As time passed, my lessons in fashion were
introduced. I was not to visit the elder
Henshaw’s without the proper attire to include a hat and gloves. This was not a
demand of theirs this was from their son.
After Pop died, I encourage Mimi to spread her wings
and fly. She had never driven on the
highway and not much around town. I had
made plans for her to drive to Lansing on the highway and upon her arrival to
the Homestead, we would have lunch and shop.
I had balloons waiting for her when she arrived to celebrate her
accomplishment of the highway. She was
seventy three at the time and she was free to roam. She was not confined to
Jackson, Michigan which held nothing that interested her. She was not comfortable driving to the Detroit
suburbs, but she could drive to Lansing and that offered a little more than
Jackson for her.
After our marriage ended, I stayed in touch with
Mimi. We had always written to one
another when I was married to her son, she wrote all her letters in the finest
calligraphy and I admired her style.
After we divorced, I called her to schedule an appointment to
visit. Killer had already been down to
see her. She did not hold a grudge that
I broke her son’s heart. I think she
fully understood the challenges I faced in the union.
We would often go to her
favorite shopping spot in Farmington Hills, Novi and Orchard Lake. We’d eat lunch at her favorite bistros and we’d
enjoy time like any mother and daughter would. Her daughters had very little to
do with her. I do not know the story behind that, but I can surmise it was from
the apron strings being severed when they were married and on their own.
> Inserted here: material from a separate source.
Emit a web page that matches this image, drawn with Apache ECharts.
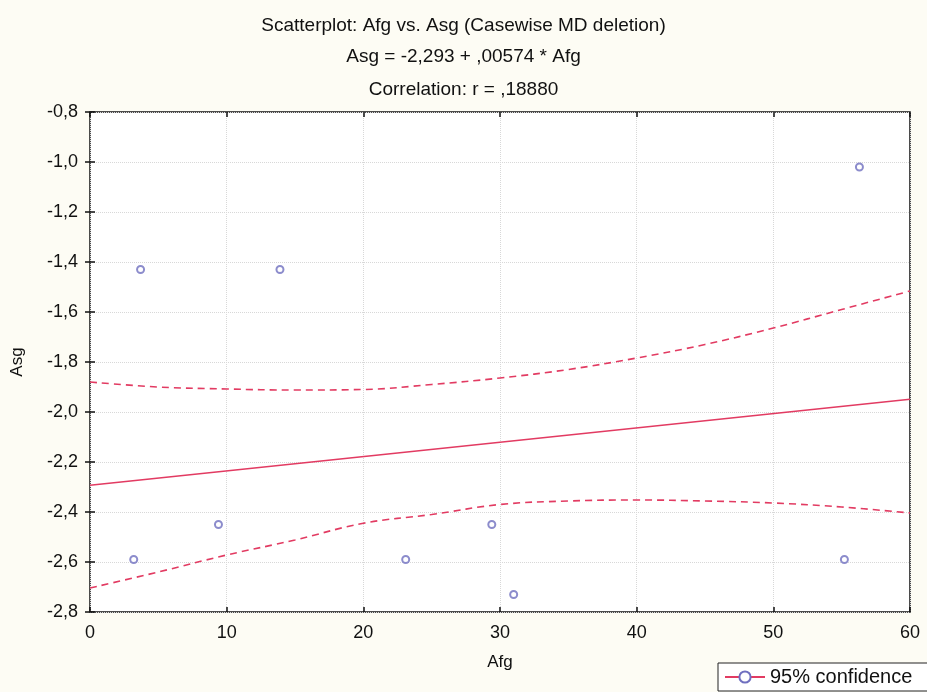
<!DOCTYPE html>
<html>
<head>
<meta charset="utf-8">
<script src="https://cdn.jsdelivr.net/npm/echarts@6/dist/echarts.min.js"></script>
<style>
  html, body { margin: 0; padding: 0; background: #fdfcf4; }
  #main { width: 927px; height: 692px; }
</style>
</head>
<body>
<div id="main"></div>
<script>
// data
var afg = [3.7, 13.9, 56.3, 3.2, 9.4, 23.1, 29.4, 31.0, 55.2];
var asg = [-1.43, -1.43, -1.02, -2.59, -2.45, -2.59, -2.45, -2.73, -2.59];

// regression: Asg = -2.293 + 0.00574 * Afg
var fitX = [0, 60];
var fitY = [-2.293, -1.949];

// 95% confidence band
var bandX = [0, 5, 10, 15, 20, 25, 30, 35, 40, 45, 50, 55, 60];
var upperY = [-1.88, -1.90, -1.908, -1.912, -1.91, -1.89, -1.864, -1.83, -1.784, -1.73, -1.664, -1.59, -1.516];
var lowerY = [-2.704, -2.64, -2.572, -2.512, -2.445, -2.41, -2.37, -2.356, -2.352, -2.356, -2.364, -2.38, -2.404];

var lineColor = '#e23b62';
var pointColor = '#6f6fbf';

function zip(xs, ys) {
  var out = [];
  for (var i = 0; i < xs.length; i++) out.push([xs[i], ys[i]]);
  return out;
}

var chart = echarts.init(document.getElementById('main'));

var titleStyle = { fontFamily: 'Liberation Sans', fontSize: 19, fontWeight: 'normal', color: '#111' };

chart.setOption({
  backgroundColor: '#fdfcf4',
  animation: false,
  title: [
    { text: 'Scatterplot: Afg vs. Asg (Casewise MD deletion)', left: 'center', top: 11, textStyle: titleStyle },
    { text: 'Asg = -2,293 + ,00574 * Afg', left: 'center', top: 42, textStyle: titleStyle },
    { text: 'Correlation: r = ,18880', left: 'center', top: 75, textStyle: titleStyle }
  ],
  legend: {
    data: ['95% confidence'],
    left: 718,
    top: 663,
    backgroundColor: '#fff',
    borderColor: '#222',
    borderWidth: 1,
    borderRadius: 0,
    padding: [4, 30, 4, 6],
    itemWidth: 40,
    itemHeight: 14,
    itemGap: 4,
    textStyle: { fontFamily: 'Liberation Sans', fontSize: 20, color: '#111' }
  },
  grid: {
    left: 90, right: 17, top: 112, bottom: 80,
    show: true,
    backgroundColor: '#fff',
    borderColor: '#111',
    borderWidth: 1.5
  },
  xAxis: [{
    type: 'value', min: 0, max: 60, interval: 10,
    name: 'Afg', nameLocation: 'middle', nameGap: 42,
    nameTextStyle: { fontFamily: 'Liberation Sans', fontSize: 17, color: '#111' },
    axisLine: { show: false },
    axisTick: { inside: true, length: 5, lineStyle: { color: '#111', width: 1.5 } },
    axisLabel: { fontFamily: 'Liberation Sans', fontSize: 18, color: '#111', margin: 12 },
    splitLine: { show: true, lineStyle: { color: '#d8d8d8', type: 'dotted', width: 1 } }
  }, {
    type: 'value', min: 0, max: 60, interval: 10, position: 'top',
    axisLine: { show: false },
    axisTick: { inside: true, length: 5, lineStyle: { color: '#111', width: 1.5 } },
    axisLabel: { show: false },
    splitLine: { show: false }
  }],
  yAxis: [{
    type: 'value', min: -2.8, max: -0.8, interval: 0.2,
    name: 'Asg', nameLocation: 'middle', nameGap: 64, nameRotate: 90,
    nameTextStyle: { fontFamily: 'Liberation Sans', fontSize: 17, color: '#111' },
    axisLine: { show: false },
    axisTick: { inside: true, length: 5, lineStyle: { color: '#111', width: 1.5 } },
    axisLabel: {
      fontFamily: 'Liberation Sans', fontSize: 18, color: '#111', margin: 12,
      formatter: function (v) { return v.toFixed(1).replace('.', ','); }
    },
    splitLine: { show: true, lineStyle: { color: '#d8d8d8', type: 'dotted', width: 1 } }
  }, {
    type: 'value', min: -2.8, max: -0.8, interval: 0.2, position: 'right',
    axisLine: { show: false },
    axisTick: { inside: true, length: 5, lineStyle: { color: '#111', width: 1.5 } },
    axisLabel: { show: false },
    splitLine: { show: false }
  }],
  series: [
    {
      name: '95% confidence',
      type: 'line',
      data: zip(fitX, fitY),
      symbol: 'emptyCircle',
      symbolSize: 8,
      showSymbol: false,
      itemStyle: { color: pointColor, borderColor: pointColor },
      lineStyle: { color: lineColor, width: 1.6 },
      z: 3
    },
    {
      name: 'upper',
      type: 'line',
      data: zip(bandX, upperY),
      smooth: 0.4,
      symbol: 'none',
      lineStyle: { color: lineColor, width: 1.6, type: [7, 5] },
      z: 3
    },
    {
      name: 'lower',
      type: 'line',
      data: zip(bandX, lowerY),
      smooth: 0.4,
      symbol: 'none',
      lineStyle: { color: lineColor, width: 1.6, type: [7, 5] },
      z: 3
    },
    {
      name: 'points',
      type: 'scatter',
      data: zip(afg, asg),
      symbol: 'emptyCircle',
      symbolSize: 7,
      itemStyle: { color: pointColor, borderColor: pointColor, borderWidth: 1.2 },
      z: 4
    }
  ]
});
</script>
</body>
</html>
One day I did not receive a response to a letter I
had sent to her. It was not normal for
her to not respond immediately. I called
Killer; we had been divorced well over five years. I asked him if there was anything wrong with
Mimi. He was surprised that I would call
and ask such a thing. “What do you care about my Mother?” I shared with him the
relationship we had after I had left him.
The times I had taken her shopping and met her for dinner or lunch, our
continued exchange of letters over the years. He snickered, “Well, isn’t that
something, she has never shared that with me.” He refused to tell me what had
happened and our time on the phone was bringing back memories of the control he
once had over me.
I ended the call.
I had no way of knowing what had happened. I continued to write, my letters were never
returned. One day, almost a year later,
I received this envelope in the mail.
The letters appeared to have been scribbled on the package. I had no idea who this was from and I opened
it to find the handwriting on the inside was very similar. The letter was brief. She thanked me for being so kind, writing to
her during her recovery. She had
suffered a stroke and was in a nursing home.
She was embarrassed by her handwriting and informed me that it was much
too difficult to write any longer. She
signed it with love, Mimi.
1 comment:
What a story! What an amazing jerk--not to even tell you his mother had suffered a stroke. But then again, that was some of the least of his jerkiness. Wow.